Wednesday, March 16, 2011

Church and Gospel: Which determines which?

Reading the first pages of prolegomena in Robert Jensen's Systematic Theology is refreshingly brisk and painless work.  In situating the task of systematic theology within the self-understanding of the church, he gives a simple account of the church as the community formed by the expansion of the gospel from those who directly witnessed the risen Christ and who both recognized the universal import of what they witnessed and moreover were directly told by Christ to go and tell the nations, to the progressive expansion of people hearing that message and thereby becoming proclaimers of it to new hearers.

But fairly quickly he makes what I think is a problematic move:
It is the historically continuous community, which in this way began and perdures, that her own linguistic custom calls "the church."  "Church" and "gospel" therefore mutually determine each other.  Whether we are to say that God uses the gospel to gather the church for himself, or that God provides the church to carry the gospel to the world, depends entirely on the direction of thought in a context.  (Jensen, Systematic Theology, vol. 1, pp. 4-5).  
Is this right?  Does the church determine the gospel in the same way or even to the same degree that the gospel determines the church?  To say yes would seem to lead to all kinds of problems, most obviously the problem that since the church is a continuous community and therefore a community spanning generations, centuries, and even millennia of cultural change, as the church inescapably changes with the times we would have to say that the gospel itself changes.

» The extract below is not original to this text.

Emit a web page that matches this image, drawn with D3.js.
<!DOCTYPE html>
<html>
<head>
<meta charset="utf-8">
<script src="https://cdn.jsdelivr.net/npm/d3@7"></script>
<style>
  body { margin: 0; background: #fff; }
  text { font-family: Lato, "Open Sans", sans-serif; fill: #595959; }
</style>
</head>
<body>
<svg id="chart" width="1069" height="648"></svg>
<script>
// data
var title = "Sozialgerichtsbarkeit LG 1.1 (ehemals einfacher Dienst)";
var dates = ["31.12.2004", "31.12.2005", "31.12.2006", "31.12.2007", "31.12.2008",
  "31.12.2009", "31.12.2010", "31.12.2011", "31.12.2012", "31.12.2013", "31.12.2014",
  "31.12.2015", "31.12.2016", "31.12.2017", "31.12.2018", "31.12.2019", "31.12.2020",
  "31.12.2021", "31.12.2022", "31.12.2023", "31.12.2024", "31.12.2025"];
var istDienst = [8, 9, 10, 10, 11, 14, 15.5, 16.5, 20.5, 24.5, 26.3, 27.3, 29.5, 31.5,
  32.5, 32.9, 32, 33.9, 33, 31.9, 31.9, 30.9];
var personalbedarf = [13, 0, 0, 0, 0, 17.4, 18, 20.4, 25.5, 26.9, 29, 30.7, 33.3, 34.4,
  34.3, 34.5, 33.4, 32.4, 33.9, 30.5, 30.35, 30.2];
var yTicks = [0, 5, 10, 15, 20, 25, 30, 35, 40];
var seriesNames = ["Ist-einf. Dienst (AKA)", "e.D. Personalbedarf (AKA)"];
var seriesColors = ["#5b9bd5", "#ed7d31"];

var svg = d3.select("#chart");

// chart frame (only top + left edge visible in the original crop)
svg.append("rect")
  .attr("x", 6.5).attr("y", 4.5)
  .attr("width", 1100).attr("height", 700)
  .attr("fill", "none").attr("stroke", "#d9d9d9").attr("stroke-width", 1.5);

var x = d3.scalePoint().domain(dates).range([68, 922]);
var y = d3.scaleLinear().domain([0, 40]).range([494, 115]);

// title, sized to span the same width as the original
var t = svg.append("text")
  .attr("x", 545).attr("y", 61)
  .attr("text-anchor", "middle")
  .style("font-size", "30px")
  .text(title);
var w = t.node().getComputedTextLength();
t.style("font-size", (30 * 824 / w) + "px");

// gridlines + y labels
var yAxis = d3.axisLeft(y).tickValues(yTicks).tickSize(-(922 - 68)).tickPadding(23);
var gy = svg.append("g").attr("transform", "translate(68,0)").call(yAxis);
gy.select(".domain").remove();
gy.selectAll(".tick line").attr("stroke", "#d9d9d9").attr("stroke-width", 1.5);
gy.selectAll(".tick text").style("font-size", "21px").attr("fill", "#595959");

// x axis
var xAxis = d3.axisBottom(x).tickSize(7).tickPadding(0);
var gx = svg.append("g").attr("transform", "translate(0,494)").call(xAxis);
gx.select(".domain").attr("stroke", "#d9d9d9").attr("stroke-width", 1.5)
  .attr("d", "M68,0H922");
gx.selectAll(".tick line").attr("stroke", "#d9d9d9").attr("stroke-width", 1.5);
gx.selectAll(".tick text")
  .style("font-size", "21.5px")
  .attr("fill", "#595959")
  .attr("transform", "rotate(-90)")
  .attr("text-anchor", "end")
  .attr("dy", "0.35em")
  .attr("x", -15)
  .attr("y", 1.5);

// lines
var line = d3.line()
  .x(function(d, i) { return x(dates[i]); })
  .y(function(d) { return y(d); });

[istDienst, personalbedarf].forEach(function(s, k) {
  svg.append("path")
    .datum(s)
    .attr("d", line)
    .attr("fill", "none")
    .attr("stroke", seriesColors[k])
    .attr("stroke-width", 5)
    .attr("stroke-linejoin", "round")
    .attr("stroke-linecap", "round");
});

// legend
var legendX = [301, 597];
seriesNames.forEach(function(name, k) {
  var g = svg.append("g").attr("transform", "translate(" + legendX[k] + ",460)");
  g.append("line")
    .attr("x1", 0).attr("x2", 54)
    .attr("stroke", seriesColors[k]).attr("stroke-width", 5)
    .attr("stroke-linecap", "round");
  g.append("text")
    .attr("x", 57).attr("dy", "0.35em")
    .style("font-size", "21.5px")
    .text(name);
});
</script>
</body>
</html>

Of course, if in reaction to this we decide that gospel and church must be conceived so that the gospel is entirely free vis-a-vis the church, able to promote itself through other means just as easily as through the church, then we would have to hold out the possibility of multiple churches, multiple communities that the gospel calls into being with no underlying unity obligating them to work toward making that unity visible.

It would seem that the solution is to hold gospel and church inseparably together but in a consistently ordered way so that the gospel is the determinant of the church and not the other way around.  What the gospel is is the message of Jesus Christ through which the Holy Spirit gathers a people together for God, while the church is the Spirit's servant chosen to continue that message, but always under a unilateral conditioning by the message, not mutually conditioning it.  The gospel and the Church are bound together in inseparable unity, but as a unity of master and servant, not substance and container.  The master has chosen this servant and carries out his work uniquely through this servant's service, but this service is always freely chosen by the master.  Conceived as a relation of substance and container, we would have to say that though it is the value of the substance that determines the need and worth of the container, the container is what actually gives shape to the substance.  However, conceived as master and servant, it is the master's command that determines the servants's service; the servant's service does not determine the master's command.